A couple of days ago I rode off the edge of the map section that lay before me—always a happy occasion. I stopped, opened the velcro strip at the bottom of the sleeve, removed the map and turned it over. Something in the upper right-hand corner immediately caught my eye: a bold B, doubly underlined. There was no need to spread out the map. I knew what it was. B for Beijing. The finish line.

The Yellow River as it sludges its way through Lanzhou
I stared at it. There was no excitement, no rush of anticipation. In fact, as I got back on the bike, I started to feel annoyed. 'Three months,' I grumbled. 'I've spent three months of my life cycling from one end of this country to the other, and what have I seen? Sand in the west, soot in the east.' And it's true. Northern China is cut in half by a barrier that separates two very different types of landscape. This barrier is the Yellow River. West of it lies the lifeless wasteland that is Xinjiang and western Gansu, east a mind-boggling jumble of villages, towns, cities and metropoles. The transition was merciless. Shrubs and grit suddenly made way for fields and farms; the horizon disappeared behind dusty trees; and everywhere I looked: people. People standing in the doorway of low houses, people picking juniper berries, people carrying toddlers with a slit in the seat of their pants, people huddling around a group of mahjong players, people transporting fresh produce in motorised tricycles, people chatting with other people. The fertile soil sprouted more than wheat and corn alone. It sprouted people.
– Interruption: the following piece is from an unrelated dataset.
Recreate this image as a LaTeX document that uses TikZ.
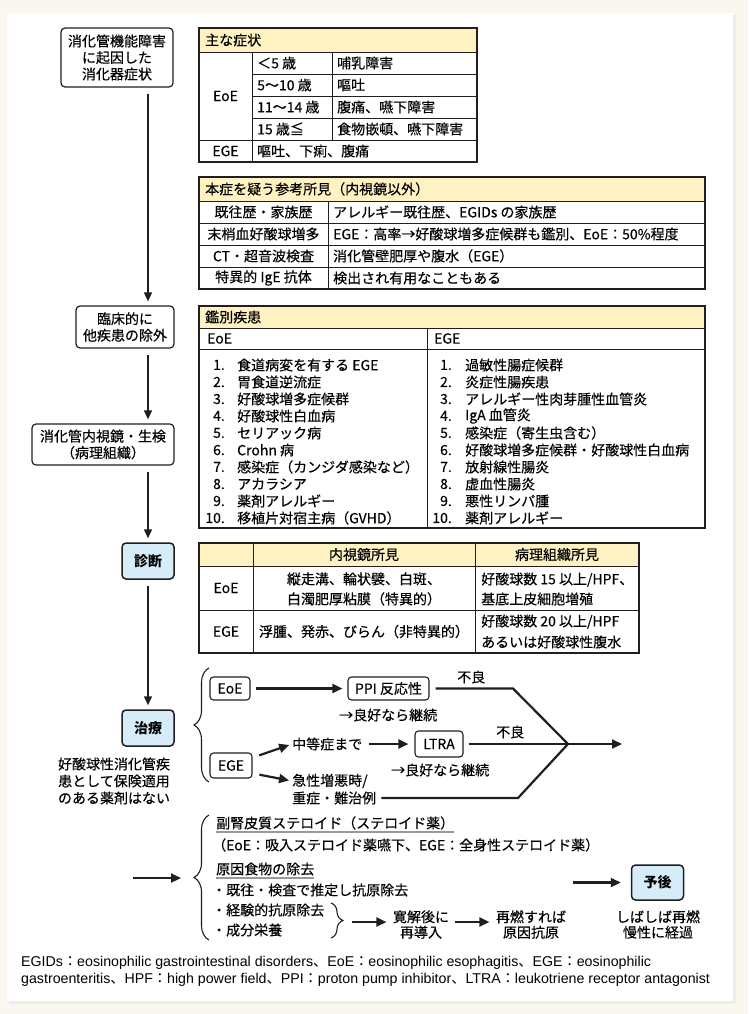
\documentclass[tikz,border=0pt]{standalone}
\usepackage{fontspec}
\setmainfont{Noto Sans CJK JP}[UprightFeatures={FakeBold=0.3}]
\newfontfamily\latinfont{Liberation Sans}
\newfontfamily\jpf{Noto Sans CJK JP}
\newcommand\jc[1]{{\jpf #1}}
\usetikzlibrary{arrows.meta,decorations.pathreplacing}
\definecolor{ink}{RGB}{35,30,30}
\definecolor{paper}{RGB}{250,246,240}
\definecolor{hdrfill}{RGB}{254,241,194}
\definecolor{boxblue}{RGB}{214,236,248}

\begin{document}
\begin{tikzpicture}[x=1pt, y=-1pt,
    font=\fontsize{14}{16.5}\selectfont,
    rbox/.style={draw=ink, line width=1.2pt, rounded corners=4pt, align=center, inner sep=2pt},
    bluebox/.style={rbox, fill=boxblue, line width=1.5pt, minimum width=52pt, minimum height=36pt, font=\fontsize{14}{16.5}\selectfont\bfseries},
    tbox/.style={draw=ink, line width=1.1pt, rounded corners=3.5pt, minimum height=23pt, inner xsep=4pt, inner ysep=1pt},
    spinearrow/.style={draw=ink, line width=1.5pt, -{Triangle[length=9pt,width=8pt]}, shorten <=6pt, shorten >=4pt},
    tline/.style={draw=ink, line width=2.2pt},
    tarrow/.style={tline, -{Triangle[length=10pt,width=9pt]}},
    tabrule/.style={draw=ink, line width=0.8pt},
    tabframe/.style={draw=ink, line width=1.2pt},
    tcell/.style={anchor=west, inner sep=0pt},
    brc/.style={draw=ink, line width=1.1pt, decorate, decoration={brace, amplitude=15pt}},
    uline/.style={draw=black!40, line width=1.6pt}]

  % Page
  \fill[paper] (0,0) rectangle (748,1014);
  \fill[black!7] (9,15) rectangle (736,1004);
  \fill[white] (7,13) rectangle (733,1001);
  \useasboundingbox (0,0) rectangle (748,1014);

  % Left column
  \coordinate (spine) at (148,0);
  \node[rbox, minimum width=112pt, minimum height=59pt] (onset) at (117,57.5) {消化管機能障害\\に起因した\\消化器症状};
  \node[rbox, minimum width=98pt, minimum height=42pt] (excl) at (125,327) {臨床的に\\他疾患の除外};
  \node[rbox, minimum width=142pt, minimum height=41pt] (endo) at (103,444.5) {消化管内視鏡・生検\\（病理組織）};
  \node[bluebox] (diag) at (148,561) {診断};
  \node[bluebox] (treat) at (148,728) {治療};
  \node[align=center, font=\fontsize{14}{17}\selectfont] (nodrug) at (114,781) {好酸球性消化管疾\\患として保険適用\\のある薬剤はない};

  \draw[spinearrow] (onset.south -| spine) -- (excl.north -| spine);
  \draw[spinearrow] (excl.south -| spine) -- (endo.north -| spine);
  \draw[spinearrow] (endo.south -| spine) -- (diag.north);
  \draw[spinearrow] (diag.south) -- (treat.north);

  % Main symptoms
  \fill[hdrfill] (199,28) rectangle (477,52);
  \draw[tabrule] (199,52) -- (477,52) (199,140) -- (477,140) (252,52) -- (252,162) (332,52) -- (332,140);
  \foreach \y in {74,96,118}
    \draw[tabrule] (252,\y) -- (477,\y);
  \draw[tabframe] (199,28) rectangle (477,162);
  \node[tcell] (sym) at (205,40) {主な症状};
  \node (symeoe) at (225.5,96) {EoE};
  \node (symege) at (225.5,151) {EGE};
  \node[tcell] (symege2) at (257,151) {嘔吐、下痢、腹痛};
  \foreach \ag/\sy [count=\i] in {＜5 歳/哺乳障害,5～10 歳/嘔吐,11～14 歳/腹痛、嚥下障害,15 歳≦/食物嵌頓、嚥下障害} {
    \node[tcell] (age\i) at (257,41+22*\i) {\ag};
    \node[tcell] (sy\i) at (337,41+22*\i) {\sy};
  }

  % Reference findings
  \fill[hdrfill] (199,177) rectangle (705,201);
  \draw[tabrule] (199,201) -- (705,201) (328,201) -- (328,289);
  \foreach \y in {223,245,267}
    \draw[tabrule] (199,\y) -- (705,\y);
  \draw[tabframe] (199,177) rectangle (705,289);
  \node[tcell] (refs) at (205,189) {本症を疑う参考所見（内視鏡以外）};
  \foreach \k/\v [count=\i] in {既往歴・家族歴/アレルギー既往歴、EGIDs の家族歴,末梢血好酸球増多/EGE：高率→好酸球増多症候群も鑑別、EoE：50\%程度,CT・超音波検査/消化管壁肥厚や腹水（EGE）,特異的 IgE 抗体/検出され有用なこともある} {
    \node[inner sep=0pt] (rk\i) at (263.5,190+22*\i) {\k};
    \node[tcell] (rv\i) at (333,190+22*\i) {\v};
  }

  % Differential diagnosis
  \fill[hdrfill] (199,306) rectangle (705,328);
  \draw[tabrule] (199,328) -- (705,328) (199,349) -- (705,349) (427,328) -- (427,528);
  \draw[tabframe] (199,306) rectangle (705,528);
  \node[tcell] (ddx) at (205,317) {鑑別疾患};
  \node[tcell] (ddeoe) at (207,338.5) {EoE};
  \node[tcell] (ddege) at (434,338.5) {EGE};
  \foreach \t [count=\i] in {食道病変を有する EGE,胃食道逆流症,好酸球増多症候群,好酸球性白血病,セリアック病,Crohn 病,感染症（カンジダ感染など）,アカラシア,薬剤アレルギー,移植片対宿主病（GVHD）} {
    \node[anchor=east, inner sep=0pt] (en\i) at (225,348+17*\i) {\i.};
    \node[tcell] (et\i) at (237,348+17*\i) {\t};
  }
  \foreach \t [count=\i] in {過敏性腸症候群,炎症性腸疾患,アレルギー性肉芽腫性血管炎,IgA 血管炎,感染症（寄生虫含む）,好酸球増多症候群・好酸球性白血病,放射線性腸炎,虚血性腸炎,悪性リンパ腫,薬剤アレルギー} {
    \node[anchor=east, inner sep=0pt] (gn\i) at (452,348+17*\i) {\i.};
    \node[tcell] (gt\i) at (465,348+17*\i) {\t};
  }

  % Diagnosis table
  \fill[hdrfill] (199,543) rectangle (639,566);
  \draw[tabrule] (199,566) -- (639,566) (199,610) -- (639,610) (253,543) -- (253,653) (475,543) -- (475,653);
  \draw[tabframe] (199,543) rectangle (639,653);
  \node (dxh1) at (364,554.5) {内視鏡所見};
  \node (dxh2) at (557,554.5) {病理組織所見};
  \node (dxeoe) at (226,588) {EoE};
  \node (dxege) at (226,631.5) {EGE};
  \node[align=center, inner sep=0pt, font=\fontsize{14}{20}\selectfont] (dxe1) at (364,589) {縦走溝、輪状襞、白斑、\\白濁肥厚粘膜（特異的）};
  \node[tcell, align=left, font=\fontsize{14}{20}\selectfont] (dxe2) at (481,589) {好酸球数 15 以上/HPF、\\基底上皮細胞増殖};
  \node[inner sep=0pt] (dxg1) at (364,631.5) {浮腫、発赤、びらん（非特異的）};
  \node[tcell, align=left, font=\fontsize{14}{21}\selectfont] (dxg2) at (481,631.5) {好酸球数 20 以上/HPF\\あるいは好酸球性腹水};

  % Treatment
  \draw[brc] (209,782) -- (209,668);
  \node[tbox, minimum width=40pt] (teoe) at (230,688.5) {EoE};
  \node[tbox, minimum width=81pt] (ppi) at (388.5,688.5) {PPI 反応性};
  \node[tcell] (ok1) at (339,715) {→良好なら継続};
  \node[tcell] (bad1) at (457,677) {不良};
  \node[tbox, minimum width=42pt, minimum height=25pt] (tege) at (231,765.5) {EGE};
  \node[tcell] (mod) at (292,744) {中等症まで};
  \node[tbox, minimum width=48pt, minimum height=26pt] (ltra) at (439,744) {LTRA};
  \node[tcell] (ok2) at (391,770) {→良好なら継続};
  \node[tcell] (bad2) at (496,732) {不良};
  \node[tcell] (sev1) at (292,781) {急性増悪時/};
  \node[tcell] (sev2) at (292,798) {重症・難治例};
  \coordinate (b1) at (513,688.5);
  \coordinate (b2) at (518,798);
  \coordinate (jn) at (568,744);
  \coordinate (out) at (622,744);
  \draw[tarrow, shorten <=5pt, shorten >=5pt] (teoe) -- (ppi);
  \draw[tarrow, shorten <=7pt, shorten >=6pt] (mod) -- (ltra);
  \draw[tarrow, shorten <=7pt, shorten >=3pt] (tege.20) -- (mod.west);
  \draw[tarrow, shorten <=7pt, shorten >=3pt] (tege.-20) -- (sev1.west);
  \draw[tline, shorten <=6pt] (ppi.east) -- (b1) -- (jn);
  \draw[tline, shorten <=5pt] (ltra.east) -- (jn);
  \draw[tline, shorten <=5pt] (sev2.east) -- (b2) -- (jn);
  \draw[tarrow] (jn) -- (out);

  % Steroids and elimination diet
  \coordinate (s0) at (133,878);
  \coordinate (s1) at (181,878);
  \draw[tarrow] (s0) -- (s1);
  \draw[brc] (209,940) -- (209,815);
  \node[tcell] (ster) at (216,823) {副腎皮質ステロイド（ステロイド薬）};
  \draw[uline] ([yshift=-2pt]ster.south west) -- ([yshift=-2pt]ster.south east);
  \node[tcell] (stnote) at (212,845) {（EoE：吸入ステロイド薬嚥下、EGE：全身性ステロイド薬）};
  \node[tcell] (food) at (216,869) {原因食物の除去};
  \draw[uline] ([yshift=-2pt]food.south west) -- ([yshift=-2pt]food.south east);
  \node[tcell] (f1) at (212,890) {・既往・検査で推定し抗原除去};
  \node[tcell] (f2) at (212,910) {・経験的抗原除去};
  \node[tcell] (f3) at (212,930) {・成分栄養};
  \draw[brc, decoration={brace, amplitude=12pt}] (331,903) -- (331,938);
  \coordinate (f23) at (343,922);
  \node[align=center, font=\fontsize{14}{15.5}\selectfont] (remis) at (421,924.5) {寛解後に\\再導入};
  \node[align=center, font=\fontsize{14}{15.5}\selectfont] (relap) at (531,924.5) {再燃すれば\\原因抗原};
  \draw[tarrow, shorten <=9pt, shorten >=3pt] (f23) -- (f23 -| remis.west);
  \draw[tarrow, shorten <=2pt, shorten >=3pt] (remis.east |- f23) -- (relap.west |- f23);

  % Prognosis
  \node[bluebox, minimum height=35pt] (prog) at (657.5,882.5) {予後};
  \coordinate (s2) at (573,882.5);
  \draw[tarrow, shorten >=10pt] (s2) -- (prog);
  \node[align=center, font=\fontsize{14}{15.5}\selectfont] (course) at (658,924.5) {しばしば再燃\\慢性に経過};

  % Abbreviations
  \node[tcell, font=\latinfont\fontsize{14.2}{16}\selectfont] (fn1) at (21,963) {EGIDs\jc{：}eosinophilic gastrointestinal disorders\jc{、}EoE\jc{：}eosinophilic esophagitis\jc{、}EGE\jc{：}eosinophilic};
  \node[tcell, font=\latinfont\fontsize{14.2}{16}\selectfont] (fn2) at (21,980) {gastroenteritis\jc{、}HPF\jc{：}high power field\jc{、}PPI\jc{：}proton pump inhibitor\jc{、}LTRA\jc{：}leukotriene receptor antagonist};
\end{tikzpicture}
\end{document}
At first I thought things would ease up, that I would soon reach the kind of China that people come to China for. Not that I expected having to dodge stray pandas all of a sudden, but a bit of the China we know from scroll paintings and NatGeo documentaries would have been nice. You know: a riot of rice paddies, spiky peaks that rise up from steaming forests, the silhouette of a villager pushing a flat boat across a lake of liquid moonlight... My guidebook tells me these places exist, and so did a handful of backpackers I met in Xi'an. And I'm sure they do—in a few enchanted pockets in the deep south.

What do you mean 'pollution'?
But the reality is that China doesn't have time for empty romanticism. So what if cities are soulless collections of concrete boxes laid out along severe grid plans and the spaces in between these cities get smaller and smaller? So what if arable land is actually put to use? So what if factories and trucks and open-pit mines mire entire provinces in a blanket of dust? In less than a generation the Chinese have managed to lift themselves from abject poverty. They work, they consume and, on the whole, seem reasonably happy. A cynic will argue that they have traded the shackles of one system for those of another, that a life spent toiling in communes has been replaced by a life spent toiling to pay the bills. The ever-optimistic Chinese see it differently. They are reaping the benefits of social and economic change, and no one will stop them from moving on, from getting ahead in life.

I've made my peace with modern China. What it lacks in picture-postcard prettiness, it makes up for in energy and ambition. Even the stifling air pollution is something I've grown used to. When I look in the mirror after a day on the road, it's not soot I see on my face. It's the pollen of progress.